Соответственно, с точки зрения эллинов, римляне тоже были варварами. Хотя эллины и готовы были рассматривать их как людей грекоподобных (когда те хорошо себя вели) и даже позволили им с конца III в. до н. э. соревноваться на Играх. Но как только эллины с римлянами ссорились, они называли их barboroi[258]. Согласно Катону Старшему, римскому государственному деятелю III в. до н. э., греки «обычно называли нас варварами»[259].
Римляне, конечно, не оставались в долгу.
Катон описывал греков как «морально опустившихся и психически больных». У этих варваров, говорил он, интересная литература, это правда, однако он предостерегал своего сына, чтобы тот ею не зачитывался[260]. Точно так же, как и греки, римляне пользовались словом «варвар» для обозначения почти любого, кто не относился к их культуре И вплоть до II в. до н. э. греки попадали в эту категорию.
Позднее Римская республика стала полностью эллинизированной, так что ко времени Августа великие поэты, воспевавшие Рим, Овидий и Вергилий создавали видимость того, что Рим и Греция — единая цивилизация. Три века спустя во всей Восточной Римской империи доминировали греческий язык и греческая культура, хотя и видоизмененная. Фактически идентификация Римской империи через греческую культуру зашла так далеко, что в наше время греки определяют себя словом Romiosini — «римство». Но совсем не так обстояли дела в раннюю пору Римской республики.
Эллинизация римлян началась после того, как они разбили в 196 г. до н. э. Македонию и взяли под свой контроль Грецию. Примерно в это же время римляне начали посылать своих детей в школы, а отпрыски богатых семьей с 12–13 лет стали учить греческий язык.
Это, однако, не сделало римлян более гуманными по отношению к грекам. Когда в 171 г. до н. э. возобновилась война с Македонией, они полностью уничтожили это царство, разрушили большую часть Эпира и в течение последующих трех лет положили конец греческой государственности. Завоевание римлянами Греции было безжалостным и во многом обусловленным жаждой добычи. Когда в 146 г. до н. э. почти весь Пелопоннес и часть центральной Греции («Ахейская конфедерация») восстали против римского контроля, город Коринф был разрушен до основания, а его жители проданы в рабство.
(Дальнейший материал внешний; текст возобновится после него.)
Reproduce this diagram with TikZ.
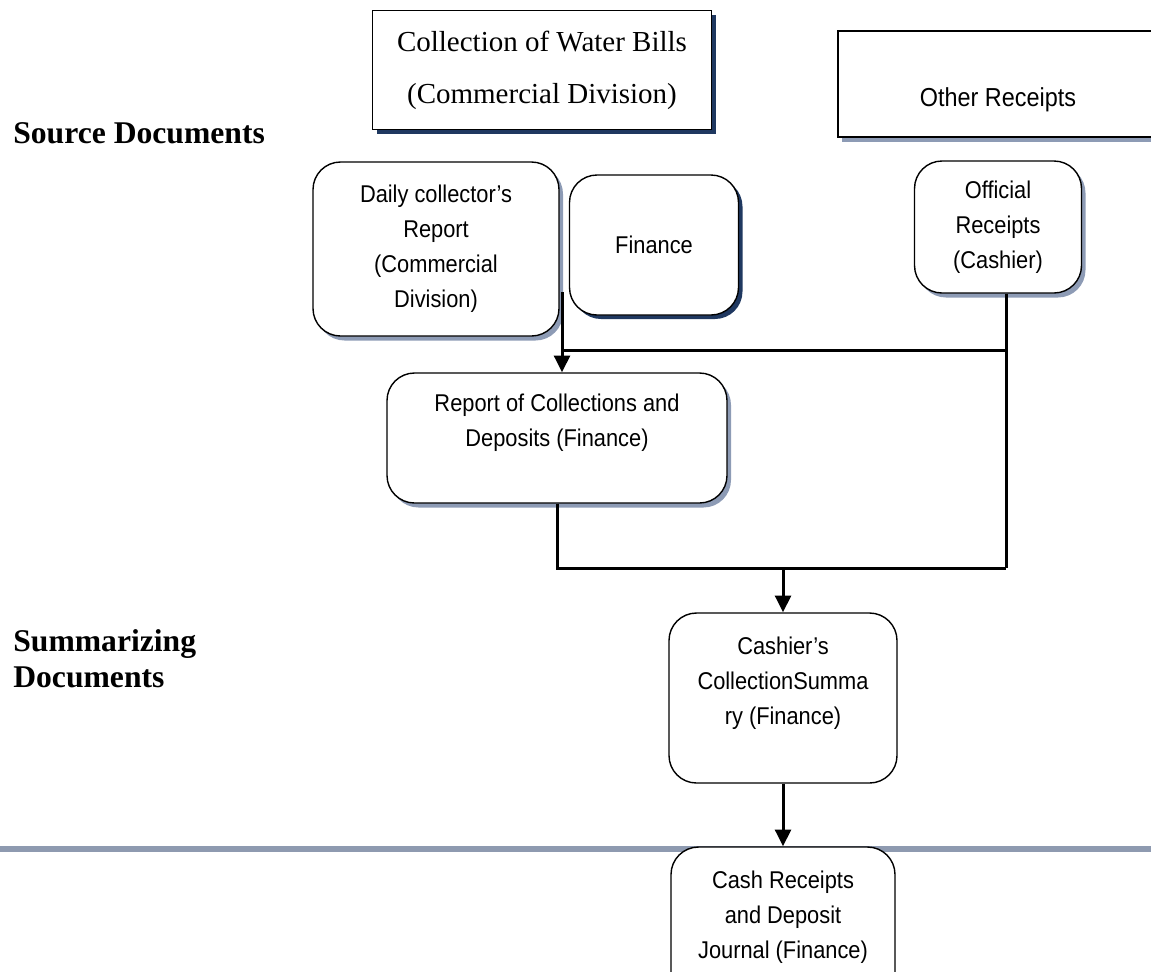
\documentclass[tikz,border=0pt]{standalone}
\usepackage{fontspec}
\setmainfont{Liberation Serif}
\newfontfamily\boxfont[FakeStretch=0.9]{Liberation Sans}
\usetikzlibrary{arrows.meta,shadows}

\definecolor{shadownavy}{RGB}{31,56,96}
\definecolor{shadowgrey}{RGB}{141,155,181}
\definecolor{rulegrey}{RGB}{142,154,176}

\def\px{0.02cm}

\begin{document}
\begin{tikzpicture}[x=\px, y=-\px, >={Triangle[width=9pt,length=9.5pt]},
	docbox/.style={draw, fill=white, line width=0.8pt, rounded corners=0.55cm, align=center,
		font=\boxfont\fontsize{13.8}{20}\selectfont, inner sep=0pt},
	headbox/.style={draw, fill=white, line width=0.8pt, align=center, inner sep=0pt},
	darkshadow/.style={drop shadow={shadow xshift=0.08cm, shadow yshift=-0.08cm, fill=shadownavy, opacity=1}},
	lightshadow/.style={drop shadow={shadow xshift=0.08cm, shadow yshift=-0.09cm, fill=shadowgrey, opacity=1}},
	flow/.style={line width=1.7pt},
	sidelabel/.style={align=left, font=\bfseries\fontsize{18}{20.5}\selectfont, inner sep=0pt}]
	
	% page frame
	\useasboundingbox (0,0) rectangle (1151,971);
	
	% headers
	\node[headbox, darkshadow, minimum width=339*\px, minimum height=119*\px,
		font=\fontsize{16.5}{29.6}\selectfont] (water) at (542,70) {Collection of Water Bills\\(Commercial Division)};
	\node[headbox, lightshadow, minimum width=320*\px, minimum height=106*\px,
		font=\boxfont\fontsize{14.8}{20}\selectfont] (other) at (998,84) {\mbox{}\\[9pt]Other Receipts};
	
	% side labels
	\node[sidelabel, anchor=base west] (srclabel) at (13,143) {Source Documents};
	\node[sidelabel, anchor=west] (sumlabel) at (13,659) {Summarizing\\Documents};
	
	% source documents
	\node[docbox, lightshadow, minimum width=246*\px, minimum height=174*\px] (daily) at (436,249)
		{Daily collector’s\\Report\\(Commercial\\Division)};
	\node[docbox, darkshadow, minimum width=169*\px, minimum height=140*\px] (finance) at (654,245) {Finance};
	\node[docbox, lightshadow, minimum width=167*\px, minimum height=132*\px] (official) at (998,227)
		{Official\\Receipts\\(Cashier)};
	\node[docbox, lightshadow, minimum width=340*\px, minimum height=130*\px] (report) at (557,438)
		{Report of Collections and\\Deposits (Finance)\\\mbox{}};
	
	% summarizing documents
	\node[docbox, minimum width=228*\px, minimum height=170*\px] (cashier) at (783,698)
		{Cashier’s\\CollectionSumma\\ry (Finance)\\\mbox{}};
	
	% divider
	\draw[rulegrey, line width=3.2pt] (0,849) -- (1151,849);
	
	\node[docbox, minimum width=224*\px, minimum height=170*\px] (cash) at (783,932)
		{Cash Receipts\\and Deposit\\Journal (Finance)\\\mbox{}};
	
	% junction points
	\coordinate (dailyout) at (562,292);
	\coordinate (junctop) at (1006,350);
	\coordinate (juncbot) at (1006,568);
	
	% connectors
	\draw[flow, ->] (dailyout) -- (dailyout |- report.north);
	\draw[flow] (dailyout |- junctop) -- (junctop);
	\draw[flow] (official.south -| junctop) -- (juncbot);
	\draw[flow] (report.south) |- (juncbot);
	\draw[flow, ->] (cashier.north |- juncbot) -- (cashier.north);
	\draw[flow, ->] (cashier.south) -- (cash.north);
	
\end{tikzpicture}
\end{document}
Но к тому времени римляне рассматривали греков как источник цивилизации (humanitas), более утонченных, образованных и с более изысканными манерами, чем они сами. С другой стороны, греков презирали за то, что они были менее мужественными, чем их закаленные соседи с запада, склонны к упадничеству, любили роскошь и тратили время на поиск смысла жизни. Ни один честолюбивый римлянин, как бы он ни уважал греческую культуру, не желал, чтобы его путали с греком[261]. Для «правильного» римлянина эллин не был «одним из нас».
НЕПОНИМАНИЕ ГРЕКОВ
Римская политика военной и политической экспансии и контроля над варварами на востоке имела поистине ужасающие последствия для судеб Европы. Механизм, найденный на Антикифере, показывает масштабы этой катастрофы. И только сейчас это становится понятно, поскольку в течение многих веков преобладало пренебрежительное отношение к текстам, повествующим о научных, математических и инженерных достижениях античности.
Римляне из высших классов с презрением относились к инженерному делу, а поскольку всегда ошибочно считалось, что классические Греция и Рим были практически единым культурным пространством, то часто утверждалось, будто и греческий подход был аналогичен. В XIX в. стали зарождаться сомнения: а действительно ли греки были такими умными? Если они так здорово соображали, то почему не сделали технических открытий, которые привели Европу к промышленной революции?[262] Напрашивался унизительный для этих обывателей ответ: древние греки просто оставили решение всех практических забот своим рабам и слугам.
Чтобы подтвердить это, обычно цитировали Плутарха, полностью романизированного грека, сочинения которого относятся к началу II в. н. э. Он считал, что римское презрение к простой механике идет от древних греков. По его мнению, платоновская критика опыта означала, что «механика была отделена от геометрии, а философы ее отвергали и игнорировали»[263]. Плутарх спроецировал собственное отвращение к данному предмету на грека Архимеда: «Он рассматривал работу инженера и каждое отдельное искусство, связанное с повседневными нуждами, как занятие низкое и подобающее только ремесленникам». Архимед, триста лет как мертвый, не мог оспорить столь позорную оценку времени и труда, вложенных им в изготовление машин, и доказать, что такое утверждение — очевидная глупость.